E a raccontare primi momenti di Chico nella casa circondariale scaligera è il deputato di Fratelli d’Italia, Andrea
Di Giuseppe, eletto nella circoscrizione estero che sta seguendo le vicende di 2.300 compatrioti detenuti fuori confine: «L’ho visto domenica verso le 16.45. Nel carcere di Montorio, a Verona, era arrivato da un paio di ore. L’ho trovato energico, positivo e molto battagliero». È stato il primo a entrare in quel penitenziario dove il 65enne è stato trasferito e dove può scontare una condanna definitiva più vicina a quella Trento. E domenica, al suo arrivo, è stato accolto dagli applausi degli altri detenuti. Per lui prima le visite mediche d’ordinanza e poi una cella con altri due detenuti nella sezione infermeria per il periodo di osservazione. Racconta «radio carcere» che della visita di Di Giuseppe Forti sia stato contento. Tanto da preannunciare prossimi incontri con politici e con quello che è uno dei suoi migliori amici. Quell’Andrea Bocelli che «mi sta preparando un concerto in Arena, in cui racconterà la mia vicenda», avrebbe detto Chico. Ma intanto quell’incontro con Di Giuseppe, immortalato da una foto in carcere e postata sulla pagina Facebook del parlamentare, scatena polemiche. «Inaccettabile che si faccia una foto del genere all’interno di un carcere, dove è proibito usare i cellulari», ha commentato l’ex deputata del Pd e attuale consigliera comunale a Verona, Alessia Rotta. Che della cosa ha informato la responsabile Giustizia dei Dem Deborah Serracchiani. «Le polemiche — rimbalza Di Giuseppe — le lascio a chi le crea». E spiega che a fare lo scatto «è stata una persona del carcere, il mio telefono l’ho consegnato alla polizia penitenziaria». E la foto «è stata fatta in uno spazio dove possono sostare i detenuti». E il caso è destinato ad arrivare a Roma.
Mentre interviene sulle altre polemiche lo zio Gianni Forti che parla di «momenti vissuti molto stressati, siamo amareggiati come se si dovesse fare rifare il processo a Chico» riferendosi al titolo del Fatto quotidiano che ha definito Chico un assassino. «Un caso giudiziario è diventato un caso politico, non c’è limite alla vergogna: Chico è in una bufera politica perché hanno strumentalizzato la sua vicenda». E chiarisce: «Noi non ne abbiamo mai fatto una questione politica: sono sempre andato a parlare del suo caso con esponenti di ogni colore e rappresentanti di tutti i partiti, dopo che nel 2009 non potevamo più fare nulla.
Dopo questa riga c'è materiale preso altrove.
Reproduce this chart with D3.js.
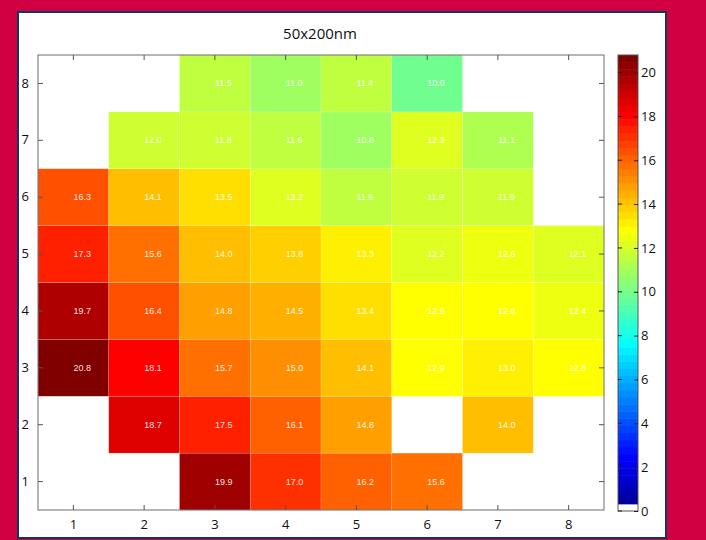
<!DOCTYPE html>
<html>
<head>
<meta charset="utf-8">
<script src="https://cdn.jsdelivr.net/npm/d3@7"></script>
<style>
  body { margin: 0; background: #d10042; }
  svg { display: block; }
</style>
</head>
<body>
<div id="chart"></div>
<script>
// rij/kolom nummers
var xCats = [1, 2, 3, 4, 5, 6, 7, 8];
var yCats = [1, 2, 3, 4, 5, 6, 7, 8];

// waarden per rij (rij 1 onderaan), null = leeg vakje
var row1 = [null, null, 19.9, 17.0, 16.2, 15.6, null, null];
var row2 = [null, 18.7, 17.5, 16.1, 14.8, null, 14.0, null];
var row3 = [20.8, 18.1, 15.7, 15.0, 14.1, 12.9, 13.0, 12.8];
var row4 = [19.7, 16.4, 14.8, 14.5, 13.4, 12.9, 12.8, 12.4];
var row5 = [17.3, 15.6, 14.0, 13.8, 13.3, 12.2, 12.6, 12.1];
var row6 = [16.3, 14.1, 13.5, 12.2, 11.6, 11.9, 11.9, null];
var row7 = [null, 12.0, 11.8, 11.6, 10.8, 12.3, 11.1, null];
var row8 = [null, null, 11.5, 11.0, 11.4, 10.0, null, null];
var rows = [row1, row2, row3, row4, row5, row6, row7, row8];

var colorTicks = [0, 2, 4, 6, 8, 10, 12, 14, 16, 18, 20];
var title = '50x200nm';
var cMin = 0, cMax = 20.8;

// jet(64) kleurenkaart, eerste kleur wit
function jet(m) {
  var n = Math.ceil(m / 4);
  var u = [];
  for (var i = 1; i <= n; i++) u.push(i / n);
  for (var i = 0; i < n - 1; i++) u.push(1);
  for (var i = n; i >= 1; i--) u.push(i / n);
  var g0 = Math.ceil(n / 2) - (m % 4 == 1 ? 1 : 0);
  var J = [];
  for (var i = 0; i < m; i++) J.push([0, 0, 0]);
  u.forEach(function(v, k) {
    var g = g0 + k + 1, r = g + n, b = g - n;
    if (r >= 1 && r <= m) J[r - 1][0] = v;
    if (g >= 1 && g <= m) J[g - 1][1] = v;
    if (b >= 1 && b <= m) J[b - 1][2] = v;
  });
  return J.map(function(c) {
    return d3.rgb(c[0] * 255, c[1] * 255, c[2] * 255).toString();
  });
}
var cmap = jet(64);
cmap[0] = '#ffffff';

function colorOf(v) {
  var idx = Math.floor((v - cMin) / (cMax - cMin) * 64);
  if (idx > 63) idx = 63;
  if (idx < 0) idx = 0;
  return cmap[idx];
}

var W = 706, H = 540;
var plot = {left: 38, right: 604, top: 55, bottom: 510};
var bar = {left: 618, right: 638, top: 55, bottom: 511};

var svg = d3.select('#chart').append('svg')
  .attr('width', W)
  .attr('height', H);

// wit paneel met blauwe rand
svg.append('rect')
  .attr('x', 18).attr('y', 12)
  .attr('width', 648).attr('height', 526)
  .attr('fill', '#ffffff')
  .attr('stroke', '#0b3a5e')
  .attr('stroke-width', 2);

svg.append('text')
  .attr('x', 320).attr('y', 39)
  .attr('text-anchor', 'middle')
  .attr('font-family', 'Open Sans, sans-serif')
  .attr('font-size', 15)
  .attr('fill', '#111')
  .text(title);

var xScale = d3.scaleBand().domain(xCats).range([plot.left, plot.right]);
var yScale = d3.scaleBand().domain(yCats).range([plot.bottom, plot.top]);

var cells = [];
rows.forEach(function(r, i) {
  r.forEach(function(v, j) {
    if (v !== null) cells.push({x: xCats[j], y: yCats[i], v: v});
  });
});

var g = svg.append('g');

g.selectAll('.cell')
  .data(cells)
  .enter().append('rect')
  .attr('class', 'cell')
  .attr('x', function(d) { return xScale(d.x); })
  .attr('y', function(d) { return yScale(d.y); })
  .attr('width', xScale.bandwidth())
  .attr('height', yScale.bandwidth())
  .attr('fill', function(d) { return colorOf(d.v); })
  .attr('stroke', 'rgba(255,255,255,0.25)')
  .attr('stroke-width', 0.6);

g.selectAll('.val')
  .data(cells)
  .enter().append('text')
  .attr('class', 'val')
  .attr('x', function(d) { return xScale(d.x) + xScale.bandwidth() / 2; })
  .attr('y', function(d) { return yScale(d.y) + yScale.bandwidth() / 2 + 3; })
  .attr('font-family', 'Liberation Sans Narrow, Liberation Sans, sans-serif')
  .attr('font-size', 9)
  .attr('fill', '#ffffff')
  .attr('fill-opacity', 0.9)
  .text(function(d) { return d.v.toFixed(1); });

// kader
g.append('rect')
  .attr('x', plot.left).attr('y', plot.top)
  .attr('width', plot.right - plot.left).attr('height', plot.bottom - plot.top)
  .attr('fill', 'none')
  .attr('stroke', '#6e6e6e')
  .attr('stroke-width', 1);

// assen met ticks naar binnen
var tickLen = 5;
var xAxis = d3.axisBottom(xScale).tickSizeInner(-tickLen).tickSizeOuter(0).tickPadding(10);
var yAxis = d3.axisLeft(yScale).tickSizeInner(-tickLen).tickSizeOuter(0).tickPadding(9);

var xa = svg.append('g')
  .attr('transform', 'translate(0,' + plot.bottom + ')')
  .call(xAxis);
var ya = svg.append('g')
  .attr('transform', 'translate(' + plot.left + ',0)')
  .call(yAxis);
var xt = svg.append('g')
  .attr('transform', 'translate(0,' + plot.top + ')')
  .call(d3.axisTop(xScale).tickSizeInner(-tickLen).tickSizeOuter(0).tickFormat(''));
var yr = svg.append('g')
  .attr('transform', 'translate(' + plot.right + ',0)')
  .call(d3.axisRight(yScale).tickSizeInner(-tickLen).tickSizeOuter(0).tickFormat(''));

[xa, ya, xt, yr].forEach(function(a) {
  a.select('.domain').remove();
  a.selectAll('line').attr('stroke', '#555');
  a.selectAll('text')
    .attr('font-family', 'Open Sans, sans-serif')
    .attr('font-size', 13)
    .attr('fill', '#111');
});

// kleurenbalk
var cScale = d3.scaleLinear().domain([cMin, cMax]).range([bar.bottom, bar.top]);
var step = (cMax - cMin) / 64;
svg.selectAll('.cb')
  .data(cmap)
  .enter().append('rect')
  .attr('class', 'cb')
  .attr('x', bar.left)
  .attr('y', function(d, i) { return cScale(cMin + (i + 1) * step); })
  .attr('width', bar.right - bar.left)
  .attr('height', function(d, i) { return cScale(cMin + i * step) - cScale(cMin + (i + 1) * step) + 0.5; })
  .attr('fill', function(d) { return d; });

svg.append('rect')
  .attr('x', bar.left).attr('y', bar.top)
  .attr('width', bar.right - bar.left).attr('height', bar.bottom - bar.top)
  .attr('fill', 'none')
  .attr('stroke', '#555')
  .attr('stroke-width', 1);

var ca = svg.append('g')
  .attr('transform', 'translate(' + bar.right + ',0)')
  .call(d3.axisRight(cScale).tickValues(colorTicks).tickSizeInner(-4).tickSizeOuter(0).tickPadding(3));
ca.select('.domain').remove();
ca.selectAll('line').attr('stroke', '#222');
ca.selectAll('text')
  .attr('font-family', 'Open Sans, sans-serif')
  .attr('font-size', 13)
  .attr('fill', '#111');
svg.selectAll('.cbl')
  .data(colorTicks)
  .enter().append('line')
  .attr('x1', bar.left).attr('x2', bar.left + 4)
  .attr('y1', function(d) { return cScale(d); })
  .attr('y2', function(d) { return cScale(d); })
  .attr('stroke', '#222');
</script>
</body>
</html>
Ma non si può fare un processo mediatico perché ci sono le elezioni o perché si vuole colpire un politico». Infine, il chiarimento sul trasferimento, sulla base della Convenzione di Strasburgo: «La firma è stata apposta perché non vi era alternativa, ma non ammetteremo mai la colpevolezza di Chico. Lo abbiamo sempre ribadito, è innocente». E a chi non crede: «Andate a leggere il libro di Rita Cavallaro “Senza prove”: 860 pagine del processo, durato 14 giorni, 33 udienze».